• **WRITTEN INSTRUCTION**
Show every line below where "React" can be found.

• **SUPPLIED DATA**
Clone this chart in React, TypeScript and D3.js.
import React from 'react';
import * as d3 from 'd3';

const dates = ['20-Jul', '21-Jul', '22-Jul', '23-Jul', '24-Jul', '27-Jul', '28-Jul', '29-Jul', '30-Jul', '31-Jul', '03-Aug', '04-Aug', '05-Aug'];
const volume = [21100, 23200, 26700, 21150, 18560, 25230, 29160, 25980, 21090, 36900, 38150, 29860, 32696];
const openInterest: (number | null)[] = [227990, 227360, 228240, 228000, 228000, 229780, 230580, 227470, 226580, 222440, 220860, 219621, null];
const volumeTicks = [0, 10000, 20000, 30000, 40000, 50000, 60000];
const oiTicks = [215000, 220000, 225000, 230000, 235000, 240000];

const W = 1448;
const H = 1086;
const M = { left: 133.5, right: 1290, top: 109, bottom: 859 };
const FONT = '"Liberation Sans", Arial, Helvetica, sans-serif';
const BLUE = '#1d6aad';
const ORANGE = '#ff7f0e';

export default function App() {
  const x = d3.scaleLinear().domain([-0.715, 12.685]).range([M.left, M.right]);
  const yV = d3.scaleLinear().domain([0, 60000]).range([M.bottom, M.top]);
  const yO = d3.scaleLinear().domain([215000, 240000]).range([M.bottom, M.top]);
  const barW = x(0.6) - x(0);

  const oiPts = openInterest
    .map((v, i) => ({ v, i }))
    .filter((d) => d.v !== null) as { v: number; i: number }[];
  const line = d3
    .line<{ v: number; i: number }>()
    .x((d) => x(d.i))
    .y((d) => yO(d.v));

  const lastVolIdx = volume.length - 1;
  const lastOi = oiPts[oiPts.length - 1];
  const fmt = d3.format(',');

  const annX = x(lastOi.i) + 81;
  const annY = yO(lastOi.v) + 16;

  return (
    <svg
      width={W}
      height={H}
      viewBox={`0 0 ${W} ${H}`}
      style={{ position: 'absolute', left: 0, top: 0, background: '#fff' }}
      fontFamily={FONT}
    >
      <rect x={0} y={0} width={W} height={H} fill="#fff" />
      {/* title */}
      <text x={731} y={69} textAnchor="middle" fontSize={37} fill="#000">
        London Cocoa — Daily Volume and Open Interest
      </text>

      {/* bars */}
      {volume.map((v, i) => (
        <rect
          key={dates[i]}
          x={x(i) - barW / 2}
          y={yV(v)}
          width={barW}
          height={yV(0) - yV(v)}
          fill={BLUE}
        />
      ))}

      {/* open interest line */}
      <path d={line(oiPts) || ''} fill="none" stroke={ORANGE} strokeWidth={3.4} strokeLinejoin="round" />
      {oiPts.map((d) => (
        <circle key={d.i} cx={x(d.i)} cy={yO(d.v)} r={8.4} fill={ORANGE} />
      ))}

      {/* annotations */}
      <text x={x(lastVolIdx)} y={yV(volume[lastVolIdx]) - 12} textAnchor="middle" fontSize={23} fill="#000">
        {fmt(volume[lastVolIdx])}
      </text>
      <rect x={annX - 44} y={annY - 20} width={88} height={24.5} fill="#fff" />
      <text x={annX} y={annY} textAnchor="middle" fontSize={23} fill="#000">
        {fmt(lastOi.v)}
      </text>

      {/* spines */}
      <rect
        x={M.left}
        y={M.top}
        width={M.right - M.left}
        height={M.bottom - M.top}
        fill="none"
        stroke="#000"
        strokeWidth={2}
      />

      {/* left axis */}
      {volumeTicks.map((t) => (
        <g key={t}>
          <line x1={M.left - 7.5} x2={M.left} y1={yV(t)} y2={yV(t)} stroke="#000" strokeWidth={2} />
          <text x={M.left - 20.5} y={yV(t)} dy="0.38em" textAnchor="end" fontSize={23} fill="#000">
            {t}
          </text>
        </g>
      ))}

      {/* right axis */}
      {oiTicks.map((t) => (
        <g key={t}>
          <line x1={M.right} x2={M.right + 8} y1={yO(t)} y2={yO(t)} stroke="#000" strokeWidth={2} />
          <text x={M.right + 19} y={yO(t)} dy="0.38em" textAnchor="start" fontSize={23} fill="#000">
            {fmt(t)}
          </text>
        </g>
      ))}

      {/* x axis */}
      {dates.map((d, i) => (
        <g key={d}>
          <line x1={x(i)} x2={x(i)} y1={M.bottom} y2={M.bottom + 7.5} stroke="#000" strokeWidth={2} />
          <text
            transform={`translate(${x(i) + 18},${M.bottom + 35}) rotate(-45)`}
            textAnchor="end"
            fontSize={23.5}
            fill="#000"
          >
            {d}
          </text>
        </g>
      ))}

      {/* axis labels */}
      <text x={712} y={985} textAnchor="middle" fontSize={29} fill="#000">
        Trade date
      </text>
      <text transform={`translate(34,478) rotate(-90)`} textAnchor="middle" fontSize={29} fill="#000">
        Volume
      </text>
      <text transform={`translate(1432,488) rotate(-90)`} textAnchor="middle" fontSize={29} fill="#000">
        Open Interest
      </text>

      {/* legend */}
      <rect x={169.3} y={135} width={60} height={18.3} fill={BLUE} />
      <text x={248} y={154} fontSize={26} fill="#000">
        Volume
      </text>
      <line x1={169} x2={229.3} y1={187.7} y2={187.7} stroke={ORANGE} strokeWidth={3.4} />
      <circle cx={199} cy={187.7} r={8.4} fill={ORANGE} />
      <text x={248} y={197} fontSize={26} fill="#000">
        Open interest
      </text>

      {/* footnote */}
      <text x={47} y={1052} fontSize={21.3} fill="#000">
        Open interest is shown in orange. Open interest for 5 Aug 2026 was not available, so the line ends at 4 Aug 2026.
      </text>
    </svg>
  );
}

• **ANSWER TO THIS TASK**
Clone this chart in React, TypeScript and D3.js.
import React from 'react';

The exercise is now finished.